The 4th class was used for catching up and adding the indentation and stem using markers. The childrne also made up some kind of repeating pattern to follow along the rim of the bowl. Most apples were sitting in the bowl with the stems facing up, but one or two might be tipped sideways in the bowl.

I thought the children did very well at arranging their compositions and I was impressed by blending skills when the backgrounds were added. I would definitely repeat this assignment in the future.

Tessa gr 3

Peter gr 3

To see more works of art in this same series from all our third graders, please click here. The link will take you to Artsonia where we have placed all the apple still life pojects on exhibit.

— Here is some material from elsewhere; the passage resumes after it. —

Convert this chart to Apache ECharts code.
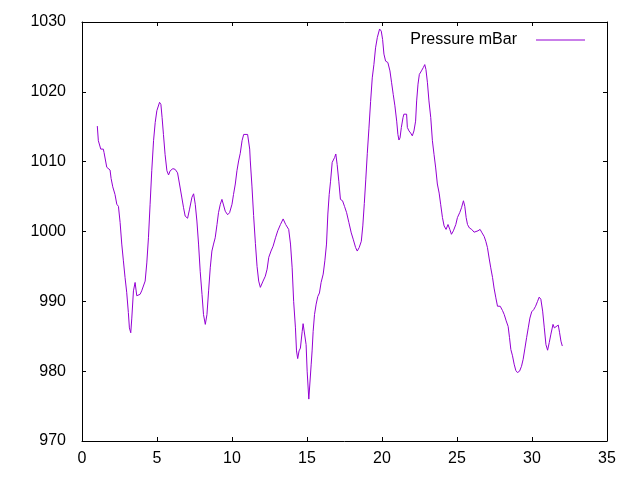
<!DOCTYPE html>
<html>
<head>
<meta charset="utf-8">
<script src="https://cdn.jsdelivr.net/npm/echarts@6/dist/echarts.min.js"></script>
<style>
  html, body { margin: 0; padding: 0; background: #fff; }
  #chart { width: 640px; height: 480px; }
</style>
</head>
<body>
<div id="chart"></div>
<script>
// values (day, mBar)
var days = [
  1.02, 1.09, 1.25, 1.42, 1.47, 1.65, 1.87, 1.94, 2.05, 2.2, 2.32, 2.43, 2.54, 2.65, 2.76, 2.87, 2.98,
  3.09, 3.16, 3.25, 3.32, 3.43, 3.54, 3.65, 3.87, 3.98, 4.1, 4.21, 4.32, 4.43, 4.54, 4.65, 4.77, 4.88, 4.99,
  5.17, 5.26, 5.34, 5.43, 5.54, 5.66, 5.77, 5.88, 6.06, 6.21, 6.37, 6.5, 6.66, 6.77, 6.88, 7.04, 7.17, 7.33,
  7.44, 7.55, 7.66, 7.77, 7.88, 8.0, 8.1, 8.22, 8.33, 8.44, 8.55, 8.66, 8.77, 8.88, 9.0, 9.1, 9.22, 9.33,
  9.44, 9.55, 9.71, 9.84, 10.0, 10.1, 10.22, 10.33, 10.44, 10.55, 10.67, 10.78, 10.89, 11.04, 11.18, 11.22,
  11.33, 11.44, 11.56, 11.67, 11.78, 11.89, 12.07, 12.22, 12.34, 12.45, 12.6, 12.74, 12.9, 13.05, 13.23,
  13.41, 13.52, 13.58, 13.78, 13.85, 13.9, 14.01, 14.11, 14.23, 14.3, 14.38, 14.47, 14.56, 14.68, 14.74,
  14.85, 14.94, 15.01, 15.12, 15.18, 15.28, 15.34, 15.41, 15.5, 15.61, 15.72, 15.83, 15.94, 16.08, 16.19,
  16.3, 16.39, 16.48, 16.57, 16.68, 16.84, 16.92, 17.01, 17.12, 17.23, 17.37, 17.5, 17.64, 17.79, 17.95,
  18.08, 18.24, 18.35, 18.48, 18.62, 18.72, 18.82, 18.92, 19.02, 19.13, 19.24, 19.35, 19.46, 19.57, 19.69,
  19.84, 19.95, 20.04, 20.13, 20.24, 20.39, 20.53, 20.64, 20.75, 20.86, 20.98, 21.06, 21.13, 21.2, 21.29,
  21.4, 21.46, 21.64, 21.69, 21.8, 21.91, 22.02, 22.13, 22.24, 22.31, 22.4, 22.49, 22.63, 22.76, 22.85,
  22.93, 23.03, 23.13, 23.25, 23.36, 23.47, 23.58, 23.69, 23.81, 23.91, 24.03, 24.14, 24.27, 24.4, 24.52,
  24.63, 24.76, 24.92, 25.03, 25.18, 25.3, 25.43, 25.52, 25.61, 25.7, 25.83, 25.98, 26.14, 26.27, 26.4,
  26.54, 26.67, 26.81, 26.92, 27.03, 27.14, 27.25, 27.37, 27.47, 27.59, 27.7, 27.88, 28.03, 28.15, 28.28,
  28.41, 28.5, 28.59, 28.7, 28.81, 28.92, 29.03, 29.17, 29.3, 29.41, 29.53, 29.64, 29.75, 29.86, 29.98,
  30.11, 30.24, 30.37, 30.48, 30.59, 30.71, 30.82, 30.93, 31.04, 31.15, 31.26, 31.4, 31.49, 31.6, 31.75,
  31.84, 31.93, 32.02
];
var pressure = [
  1015.1, 1013.0, 1011.8, 1011.8, 1011.3, 1009.2, 1008.8, 1007.6, 1006.4, 1005.3, 1003.9, 1003.6, 1001.3, 998.2, 995.8, 993.4, 991.3,
  988.4, 986.2, 985.5, 987.6, 991.5, 992.7, 990.8, 991.0, 991.5, 991.3, 992.9, 995.5, 999.1, 1003.9, 1008.7, 1013.0, 1015.6, 1017.3,
  1018.5, 1018.2, 1016.3, 1013.9, 1011.0, 1008.7, 1008.1, 1008.7, 1009.0, 1008.9, 1008.4, 1006.8, 1004.8, 1003.4, 1002.2, 1001.9, 1003.2, 1004.9,
  1005.4, 1003.9, 1001.5, 998.2, 994.3, 991.0, 988.1, 986.7, 988.1, 991.5, 994.8, 997.2, 998.2, 999.1, 1001.0, 1002.7, 1003.9, 1004.6,
  1004.5, 1002.9, 1002.4, 1002.7, 1003.9, 1005.3, 1006.8, 1008.7, 1010.1, 1011.2, 1013.0, 1013.9, 1014.1, 1013.9, 1011.8, 1010.1,
  1006.5, 1002.3, 998.3, 995.0, 992.9, 992.0, 992.9, 993.6, 994.6, 996.3, 997.2, 997.9, 999.1, 1000.1, 1001.0,
  1001.8, 1001.8, 1001.0, 1000.3, 1000.1, 998.2, 994.8, 990.0, 986.2, 982.9, 981.8, 982.9, 983.3, 985.7, 986.8,
  986.8, 983.8, 980.0, 976.0, 976.2, 981.0, 982.9, 985.7, 988.1, 989.6, 990.7, 991.2, 992.7, 993.9, 995.8,
  998.2, 1002.5, 1005.3, 1007.2, 1009.9, 1010.6, 1011.1, 1009.6, 1007.2, 1004.6, 1004.4, 1003.6, 1002.7, 1001.3, 999.8,
  998.9, 997.7, 997.2, 997.7, 998.6, 1000.8, 1004.0, 1007.5, 1011.2, 1014.8, 1018.6, 1022.0, 1023.9, 1026.3, 1027.8,
  1029.0, 1028.7, 1027.5, 1025.4, 1024.4, 1024.2, 1023.0, 1021.3, 1019.6, 1018.0, 1015.8, 1013.9, 1013.1, 1013.4, 1014.9,
  1016.3, 1016.8, 1016.8, 1014.9, 1014.4, 1014.1, 1013.7, 1014.4, 1015.8, 1018.7, 1021.1, 1022.5, 1023.0, 1023.5, 1023.9,
  1023.2, 1021.3, 1018.7, 1016.3, 1013.0, 1011.0, 1009.1, 1006.8, 1005.5, 1003.9, 1002.0, 1000.8, 1000.3, 1001.0, 1000.3,
  999.6, 1000.1, 1001.0, 1002.0, 1002.7, 1003.4, 1004.4, 1003.6, 1002.0, 1001.0, 1000.5, 1000.3, 999.9, 1000.1, 1000.1,
  1000.3, 999.8, 999.3, 998.6, 997.7, 996.2, 994.8, 993.4, 991.9, 990.5, 989.3, 989.3, 988.7, 988.1, 987.2,
  986.4, 984.8, 983.1, 982.2, 981.0, 980.1, 979.8, 980.0, 980.7, 981.7, 983.3, 984.8, 986.2, 987.6, 988.5,
  988.8, 989.3, 990.0, 990.6, 990.3, 988.6, 986.2, 983.8, 983.0, 984.1, 985.3, 986.7, 986.2, 986.4, 986.6,
  985.5, 984.3, 983.6
];
var seriesName = 'Pressure mBar';
var xMin = 0, xMax = 35, xStep = 5;
var yMin = 970, yMax = 1030, yStep = 10;

var font = 'Liberation Sans, Arial, sans-serif';
var ink = '#000';
var lineColor = '#9400D3';

var points = days.map(function (d, i) { return [d, pressure[i]]; });

var chart = echarts.init(document.getElementById('chart'), null, { renderer: 'canvas' });

function axis(type, pos, showLabel, extra) {
  var a = {
    type: 'value', position: pos,
    min: type === 'x' ? xMin : yMin,
    max: type === 'x' ? xMax : yMax,
    interval: type === 'x' ? xStep : yStep,
    axisLine: { show: true, onZero: false, lineStyle: { color: ink, width: 1 } },
    axisTick: { show: true, inside: true, length: 4, lineStyle: { color: ink, width: 1 } },
    axisLabel: { show: showLabel, color: ink, fontFamily: font, fontSize: 16,
      formatter: function (v) { return String(v); } },
    splitLine: { show: false }
  };
  for (var k in extra) a.axisLabel[k] = extra[k];
  return a;
}

chart.setOption({
  animation: false,
  backgroundColor: '#fff',
  grid: { left: 82, right: 33, top: 22, bottom: 39 },
  legend: {
    show: true, right: 50, top: 27, align: 'right',
    itemWidth: 49, itemHeight: 1,
    textStyle: { color: ink, fontFamily: font, fontSize: 16, padding: [0, 14, 0, 0] },
    data: [{ name: seriesName, icon: 'rect', itemStyle: { color: lineColor } }]
  },
  xAxis: [
    axis('x', 'bottom', true, { margin: 10 }),
    axis('x', 'top', false, {})
  ],
  yAxis: [
    axis('y', 'left', true, { margin: 16 }),
    axis('y', 'right', false, {})
  ],
  series: [{
    name: seriesName, type: 'line', data: points,
    showSymbol: false, symbol: 'none',
    lineStyle: { color: lineColor, width: 1 },
    itemStyle: { color: lineColor }
  }]
});
</script>
</body>
</html>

Monday, September 14, 2009

Storing Artwork at School vs. Sending Work Home

Our school very much enjoys participating on the Artsonia website. Since we have been posting children's artwork on-line it is more available for parents to see what their child is doing in art class and they can let other relatives know where to look on the website to see current art projects.
Having the Artsonia website enables me to save up more projects at school. I like to have many options available to me when I am getting ready to hang a show or put up the annual exhibit at our shopping mall. I do keep all 2-D work together at school by homeroom groups. This way I can include a little bit of everything in an art show at the end of the year. Assignments that are 3-D tend to go home shortly after creation or I assign them closer to the scheduled art show.
I have found that photographing the artwork takes minimal time when I lay them on the floor in a line and just shoot the photo while standing. When I photograph ceramics or other sculptural works I set up a backdrop of paper and photo the object from a stool.
Perhaps you would like to see for yourself what the Artsonia website is all about. Click here to see the homepage and you'll be able to check out the work of many students all around the United States and the world. You'll be amazed.

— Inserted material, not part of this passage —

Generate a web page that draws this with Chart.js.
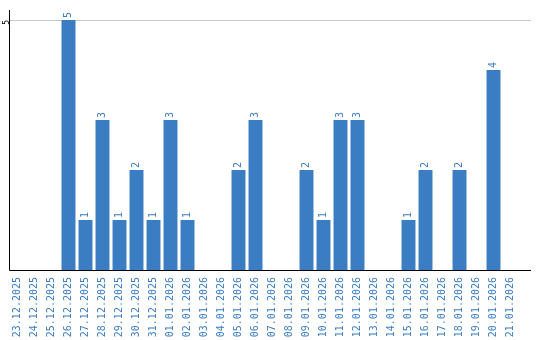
<!DOCTYPE html>
<html>
<head>
<meta charset="utf-8">
<script src="https://cdn.jsdelivr.net/npm/chart.js@4/dist/chart.umd.min.js"></script>
<style>
  html, body { margin: 0; padding: 0; background: #fff; overflow: hidden; }
  #wrap { position: relative; width: 540px; height: 340px; }
</style>
</head>
<body>
<div id="wrap"><canvas id="dayChart"></canvas></div>
<script>
// Data
const days = [
  '23.12.2025', '24.12.2025', '25.12.2025', '26.12.2025', '27.12.2025',
  '28.12.2025', '29.12.2025', '30.12.2025', '31.12.2025', '01.01.2026',
  '02.01.2026', '03.01.2026', '04.01.2026', '05.01.2026', '06.01.2026',
  '07.01.2026', '08.01.2026', '09.01.2026', '10.01.2026', '11.01.2026',
  '12.01.2026', '13.01.2026', '14.01.2026', '15.01.2026', '16.01.2026',
  '17.01.2026', '18.01.2026', '19.01.2026', '20.01.2026', '21.01.2026'
];
const counts = [
  0, 0, 0, 5, 1,
  3, 1, 2, 1, 3,
  1, 0, 0, 2, 3,
  0, 0, 2, 1, 3,
  3, 0, 0, 1, 2,
  0, 2, 0, 4, 0
];
const yTicks = [5];

const blue = '#3b7dc2';
const mono = '"DejaVu Sans Mono", "Liberation Mono", monospace';

// axis lines + gridline, axis runs a bit past the last category
const axisLines = {
  id: 'axisLines',
  beforeDatasetsDraw(chart) {
    const { ctx, chartArea, scales } = chart;
    const right = chartArea.right + 12;
    ctx.save();
    ctx.lineWidth = 1;
    ctx.strokeStyle = '#c8c8c8';
    yTicks.forEach(v => {
      const y = Math.round(scales.y.getPixelForValue(v)) + 0.5;
      ctx.beginPath();
      ctx.moveTo(chartArea.left, y);
      ctx.lineTo(right, y);
      ctx.stroke();
    });
    ctx.strokeStyle = '#000';
    const x0 = Math.round(chartArea.left) + 0.5;
    const y0 = Math.round(chartArea.bottom) + 0.5;
    ctx.beginPath();
    ctx.moveTo(x0, chartArea.top);
    ctx.lineTo(x0, y0);
    ctx.lineTo(right, y0);
    ctx.stroke();
    ctx.restore();
  }
};

// rotated value labels above the bars
const valueLabels = {
  id: 'valueLabels',
  afterDatasetsDraw(chart) {
    const { ctx } = chart;
    const meta = chart.getDatasetMeta(0);
    ctx.save();
    ctx.fillStyle = blue;
    ctx.font = '10px ' + mono;
    ctx.textAlign = 'left';
    ctx.textBaseline = 'middle';
    meta.data.forEach((bar, i) => {
      if (!counts[i]) return;
      ctx.save();
      ctx.translate(bar.x, bar.y - 2);
      ctx.rotate(-Math.PI / 2);
      ctx.fillText(String(counts[i]), 0, 0);
      ctx.restore();
    });
    ctx.restore();
  }
};

new Chart(document.getElementById('dayChart'), {
  type: 'bar',
  data: {
    labels: days,
    datasets: [{
      data: counts,
      backgroundColor: blue,
      borderWidth: 0,
      barPercentage: 0.82,
      categoryPercentage: 1
    }]
  },
  options: {
    responsive: true,
    maintainAspectRatio: false,
    animation: false,
    layout: { padding: { top: 10, right: 21, left: 0, bottom: 0 } },
    plugins: {
      legend: { display: false },
      tooltip: { enabled: false }
    },
    scales: {
      x: {
        grid: { display: false, drawTicks: false },
        border: { display: false },
        ticks: {
          autoSkip: false,
          minRotation: 90,
          maxRotation: 90,
          padding: 7,
          color: blue,
          font: { family: mono, size: 10 }
        },
        afterFit(scale) { scale.height = 70; }
      },
      y: {
        min: 0,
        max: 5.2,
        grid: { display: false, drawTicks: false },
        border: { display: false },
        afterBuildTicks(scale) { scale.ticks = yTicks.map(v => ({ value: v })); },
        ticks: {
          minRotation: 90,
          maxRotation: 90,
          padding: 2,
          color: '#000',
          font: { family: mono, size: 8 }
        },
        afterFit(scale) { scale.width = 9; }
      }
    }
  },
  plugins: [axisLines, valueLabels]
});
</script>
</body>
</html>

Friday, September 11, 2009

Our Artist Trading Card Collection

Our trading cards that we have designated as part of our schools permanent  collection are housed in binders.  Our largest binder has cards of all topics.  Shown here are just our cards from the color themes only.  I will blog about our monochromatic cards today.  The binder system works so well because it is a reference to student artists as they are creating for their own collection.  They love seeing cards made by older brothers and sisters.  
     Each binder is filled with cards that were design specifically with an emphasis on that special color. The artist thinks of an idea that can be interpreted in predominately just one color and different values of that same hue.  It is a lot of fun to draw, paint and collage with such a limited color scheme.                                                                                                                 
The black and white binder has some of our all time favorites!  This color combination is so classic and has the best contrast.  Many of the cards started with the inspiration from black and white scrapbookers paper or even a crossword puzzle.  The children were so creative when they put these cards together.  Don't you just have to love the eyes peeking out from the mask on the ATC in the lower left corner?   Some of the value shaded cards turned out spectacularly well.
any school out there willing to plan a trade with grades 3, 4, 5, or 6???
Please let me know in the comment section or by e-mail on my profile.
Thanks for looking!

Thursday, September 10, 2009

Welcome To the Art Blog of Gallery2404

Hello and welcome to my blog about teaching art to children in elementary school. We have students in 3rd through 6th grade. Our young artists have an excellent background in creating and designing thanks to the fine art teachers in the primary school. I see many unique drawings, paintings, and sculptures created in my classes. We also have an avid interest in making artist trading cards and we are willing to trade ATCs with other schools.